DATA TO USE →
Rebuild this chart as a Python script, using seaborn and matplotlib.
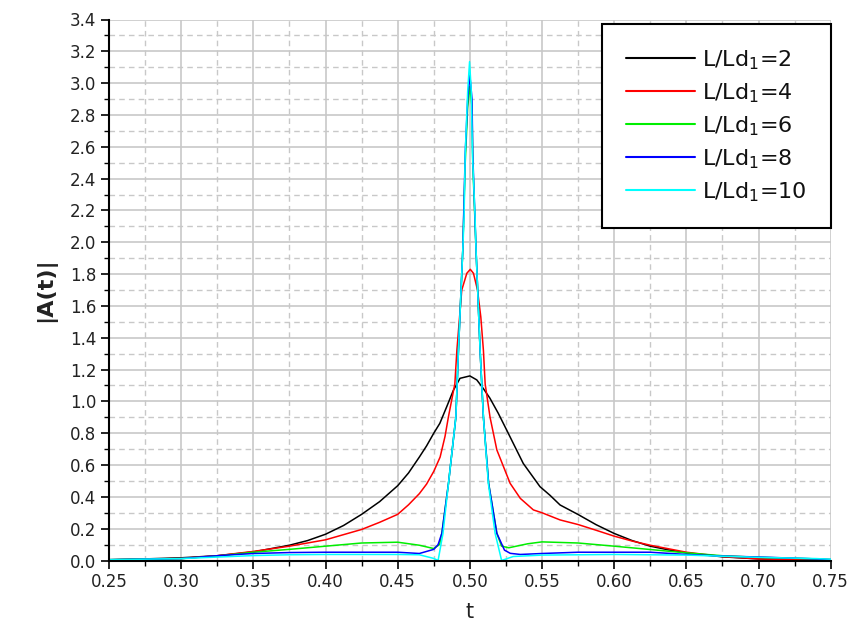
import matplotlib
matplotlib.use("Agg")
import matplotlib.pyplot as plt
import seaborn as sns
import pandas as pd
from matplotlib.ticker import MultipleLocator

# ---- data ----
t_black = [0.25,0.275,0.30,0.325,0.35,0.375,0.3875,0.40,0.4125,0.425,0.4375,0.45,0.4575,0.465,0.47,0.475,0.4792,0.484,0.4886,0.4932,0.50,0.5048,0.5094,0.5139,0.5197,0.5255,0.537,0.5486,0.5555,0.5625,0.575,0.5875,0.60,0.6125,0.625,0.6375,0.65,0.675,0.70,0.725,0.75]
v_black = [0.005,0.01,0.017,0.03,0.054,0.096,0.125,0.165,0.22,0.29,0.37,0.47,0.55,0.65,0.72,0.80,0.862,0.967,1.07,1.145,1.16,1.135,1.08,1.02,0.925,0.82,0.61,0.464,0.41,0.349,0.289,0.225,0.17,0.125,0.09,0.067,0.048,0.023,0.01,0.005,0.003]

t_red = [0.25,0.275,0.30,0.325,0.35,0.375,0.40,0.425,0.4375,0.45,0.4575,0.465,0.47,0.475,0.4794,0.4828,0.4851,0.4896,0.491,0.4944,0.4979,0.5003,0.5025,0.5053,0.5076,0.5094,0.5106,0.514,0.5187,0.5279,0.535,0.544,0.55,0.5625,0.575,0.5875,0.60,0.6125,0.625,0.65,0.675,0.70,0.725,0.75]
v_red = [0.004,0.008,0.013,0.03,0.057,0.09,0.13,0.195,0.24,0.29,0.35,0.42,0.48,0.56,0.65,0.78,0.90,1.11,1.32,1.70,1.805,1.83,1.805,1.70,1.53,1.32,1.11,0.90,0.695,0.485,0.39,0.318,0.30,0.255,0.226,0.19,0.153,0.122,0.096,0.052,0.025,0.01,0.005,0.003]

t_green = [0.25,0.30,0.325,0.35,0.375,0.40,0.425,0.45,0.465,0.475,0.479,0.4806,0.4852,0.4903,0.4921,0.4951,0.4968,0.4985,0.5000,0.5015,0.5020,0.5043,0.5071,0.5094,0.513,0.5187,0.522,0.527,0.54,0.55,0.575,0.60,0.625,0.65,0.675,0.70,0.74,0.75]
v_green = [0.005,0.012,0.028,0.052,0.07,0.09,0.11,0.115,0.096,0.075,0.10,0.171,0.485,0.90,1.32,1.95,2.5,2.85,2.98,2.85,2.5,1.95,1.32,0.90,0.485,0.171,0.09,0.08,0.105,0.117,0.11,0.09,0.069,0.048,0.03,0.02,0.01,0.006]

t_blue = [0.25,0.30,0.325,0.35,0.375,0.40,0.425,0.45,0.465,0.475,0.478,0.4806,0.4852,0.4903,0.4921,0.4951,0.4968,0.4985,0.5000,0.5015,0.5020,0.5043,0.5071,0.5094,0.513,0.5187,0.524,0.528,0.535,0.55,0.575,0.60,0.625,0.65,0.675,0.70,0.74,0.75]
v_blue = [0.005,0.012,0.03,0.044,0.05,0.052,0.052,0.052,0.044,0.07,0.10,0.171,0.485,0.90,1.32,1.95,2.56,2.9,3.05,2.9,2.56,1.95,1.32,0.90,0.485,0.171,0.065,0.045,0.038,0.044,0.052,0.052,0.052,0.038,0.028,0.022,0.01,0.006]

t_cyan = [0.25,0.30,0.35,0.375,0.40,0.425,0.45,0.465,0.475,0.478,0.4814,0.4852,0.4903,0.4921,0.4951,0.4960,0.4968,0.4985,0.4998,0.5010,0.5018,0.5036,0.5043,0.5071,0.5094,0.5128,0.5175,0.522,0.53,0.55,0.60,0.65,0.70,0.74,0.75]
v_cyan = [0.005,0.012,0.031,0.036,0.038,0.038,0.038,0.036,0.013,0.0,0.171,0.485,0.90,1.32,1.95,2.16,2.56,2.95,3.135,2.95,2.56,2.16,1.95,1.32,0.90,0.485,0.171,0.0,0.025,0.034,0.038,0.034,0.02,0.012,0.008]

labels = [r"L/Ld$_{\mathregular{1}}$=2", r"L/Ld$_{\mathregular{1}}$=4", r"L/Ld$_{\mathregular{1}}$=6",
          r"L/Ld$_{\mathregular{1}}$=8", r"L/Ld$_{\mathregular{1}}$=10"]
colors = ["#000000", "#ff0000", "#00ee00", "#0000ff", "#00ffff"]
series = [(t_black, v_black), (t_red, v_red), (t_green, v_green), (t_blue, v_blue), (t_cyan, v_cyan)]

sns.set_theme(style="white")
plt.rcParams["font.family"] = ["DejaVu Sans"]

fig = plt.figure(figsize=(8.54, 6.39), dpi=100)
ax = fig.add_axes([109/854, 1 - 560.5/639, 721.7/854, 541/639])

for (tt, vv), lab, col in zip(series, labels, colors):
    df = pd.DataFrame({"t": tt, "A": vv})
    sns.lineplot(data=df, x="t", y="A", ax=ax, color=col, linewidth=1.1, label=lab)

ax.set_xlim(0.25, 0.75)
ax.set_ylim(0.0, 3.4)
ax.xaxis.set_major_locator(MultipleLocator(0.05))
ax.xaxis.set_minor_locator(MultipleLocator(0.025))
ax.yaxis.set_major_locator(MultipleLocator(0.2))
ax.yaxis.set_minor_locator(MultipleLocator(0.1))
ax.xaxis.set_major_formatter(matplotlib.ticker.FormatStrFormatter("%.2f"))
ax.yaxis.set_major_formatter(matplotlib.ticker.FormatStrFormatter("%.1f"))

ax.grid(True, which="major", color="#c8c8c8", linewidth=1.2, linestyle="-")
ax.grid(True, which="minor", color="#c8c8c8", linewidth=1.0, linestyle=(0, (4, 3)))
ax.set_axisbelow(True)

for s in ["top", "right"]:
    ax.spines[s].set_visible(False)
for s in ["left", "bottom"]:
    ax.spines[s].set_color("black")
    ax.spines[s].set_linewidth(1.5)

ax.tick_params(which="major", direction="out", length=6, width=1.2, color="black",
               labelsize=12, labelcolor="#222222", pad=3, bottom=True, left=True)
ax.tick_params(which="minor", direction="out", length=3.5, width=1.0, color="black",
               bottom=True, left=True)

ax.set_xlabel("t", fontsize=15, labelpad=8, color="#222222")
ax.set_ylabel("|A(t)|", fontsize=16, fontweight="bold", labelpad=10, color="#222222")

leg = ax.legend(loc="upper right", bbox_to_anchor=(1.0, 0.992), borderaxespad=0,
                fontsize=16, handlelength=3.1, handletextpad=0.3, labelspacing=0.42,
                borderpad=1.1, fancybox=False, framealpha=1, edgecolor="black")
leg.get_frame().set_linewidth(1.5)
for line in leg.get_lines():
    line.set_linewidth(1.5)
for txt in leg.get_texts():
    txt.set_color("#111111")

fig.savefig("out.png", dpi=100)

* * *

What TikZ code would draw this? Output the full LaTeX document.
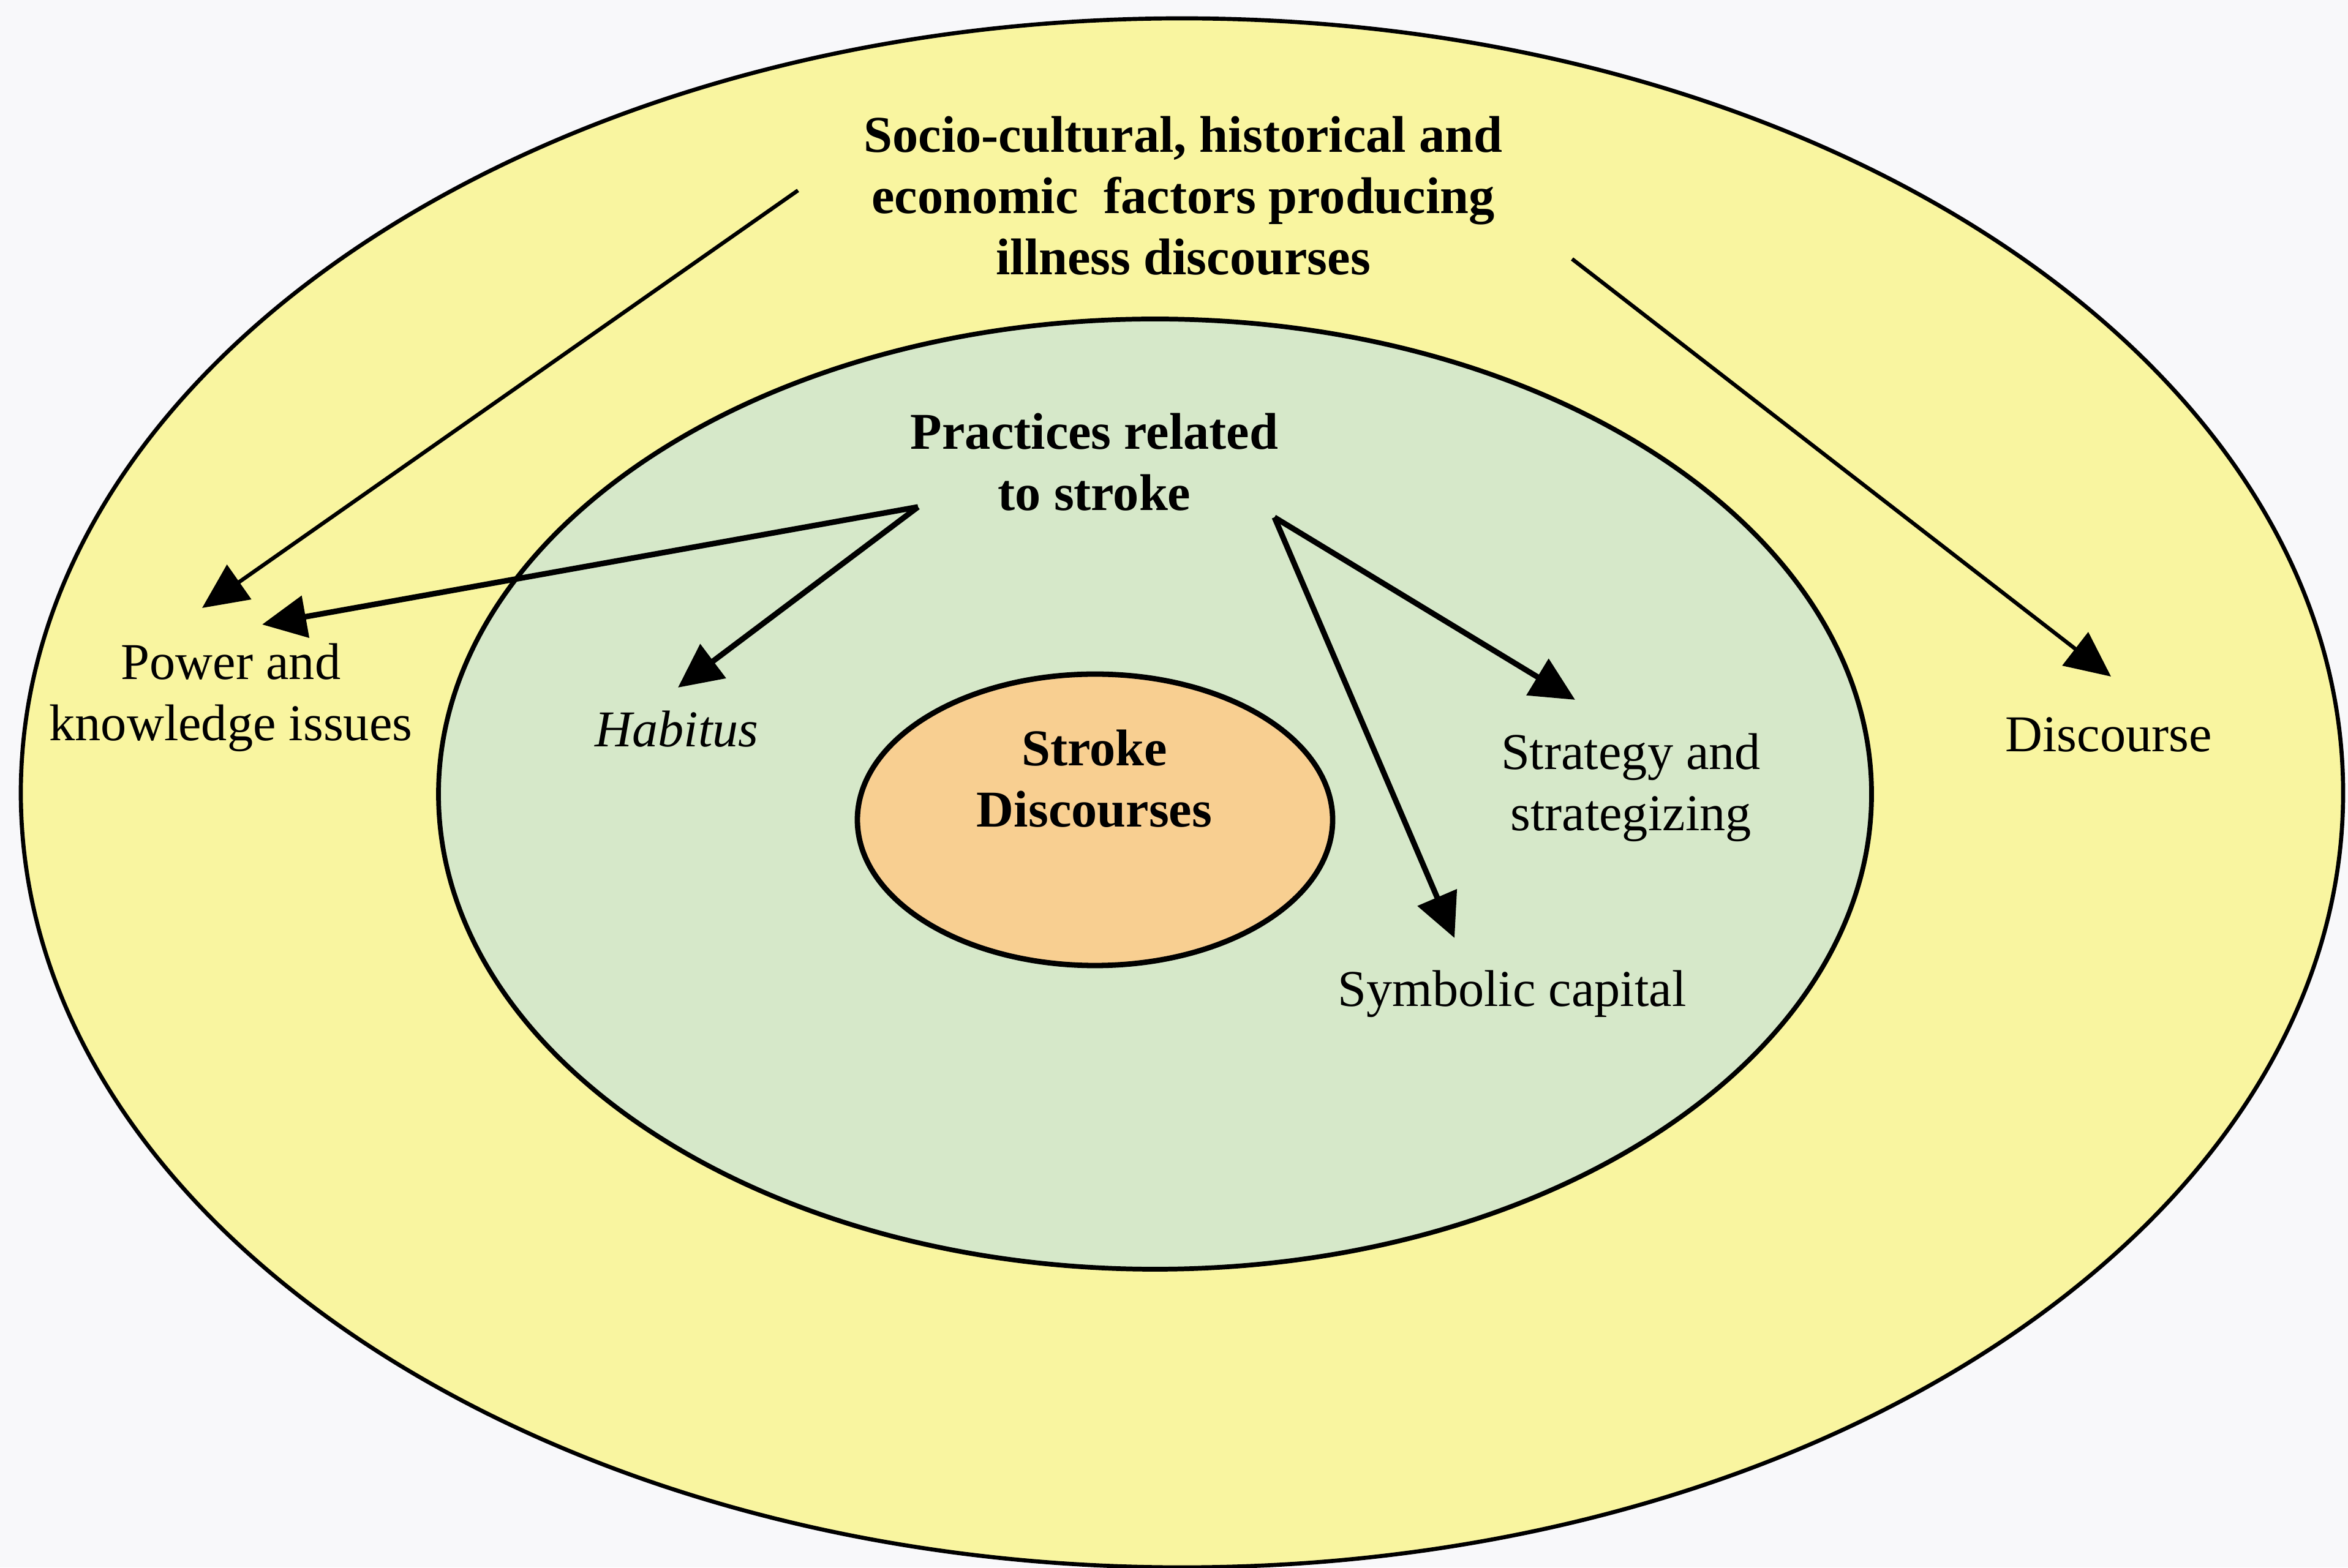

PROBLEM STATEMENT → Count the lines in the records above that hold the word "this", and give only that number.

RESPONSE BELOW → 2